In the North End, he's patched a bruised relationship with the neighborhood's longtime district boss, Abraham L. Giles, who still has pull in the North End's black community, a critical constituency that Perez has struggled to attract.

The truce has created an uneasy alliance between city hall and Giles' old guard of black political activists, one of whom, Mamie Bell, remains on the ballot for the 5th District town committee, even as she was arrested on bribery charges last week.

"Me, personally? " Giles said recently. "I'm with Eddie Perez."

Perez also negotiated a deal with the district covering the city's South End. Perez and his allies will get two seats on the 6th District town committee, and - in exchange - police officer Hector Robles, one of the two, has agreed not to challenge that district's assemblyman, state Rep. Art Feltman, this year.

But in Gonzalez's 3rd District, covering significantly Latino neighborhoods in Parkville and Frog Hollow, Perez is backing a slate of challengers to take on her incumbents.

Perez and Gonzalez have been famously at odds, the pinnacle of which was 2004, when Perez fired Gonzalez's husband, Ramon Arroyo - now a member of the town committee - from his city hall job.

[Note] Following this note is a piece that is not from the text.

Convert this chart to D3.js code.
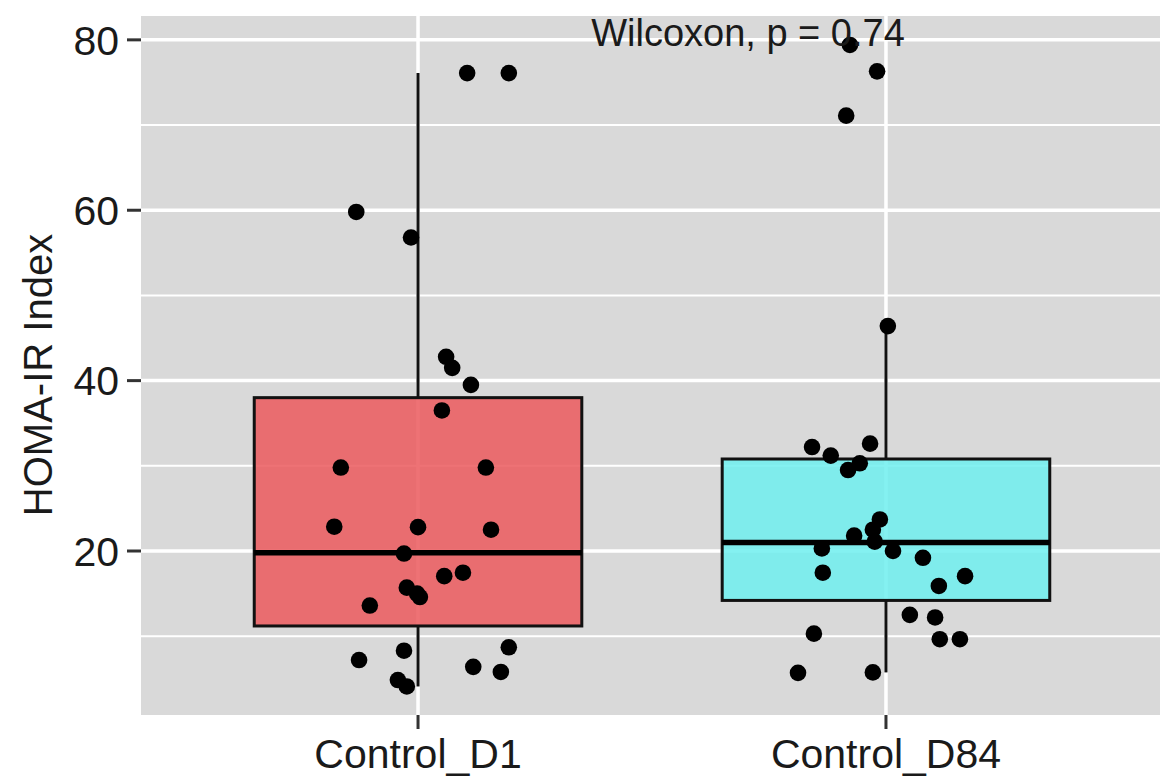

Gonzalez and Arroyo are entrenched in their district, so much so that they are often recognized on the street. Challenging them is a formidable task, the mayor acknowledges, but "there's no reason to concede ground this early," he said.

So the mayor is backing a challenge slate there consisting of: William Perez, his brother; Ramon Espinoza, his media liaison; Ivette M. Gonzalez, the mother of a secretary in his office; and Elvis Tejada, whom city inspectors found living in a basement of a house he owns in Frog Hollow.

And so came Gonzalez's recent city hall battle cry.

The way she sees it, Perez's challenge slate is not a matter of strategy as much as a battle of ego. Her slate is not against or for the mayor, she said. They're simply "independent thinkers"- something that bothers Perez, she said, who likes firm control over all matters Latino and political.

"This," Gonzalez said, "is a power struggle for him."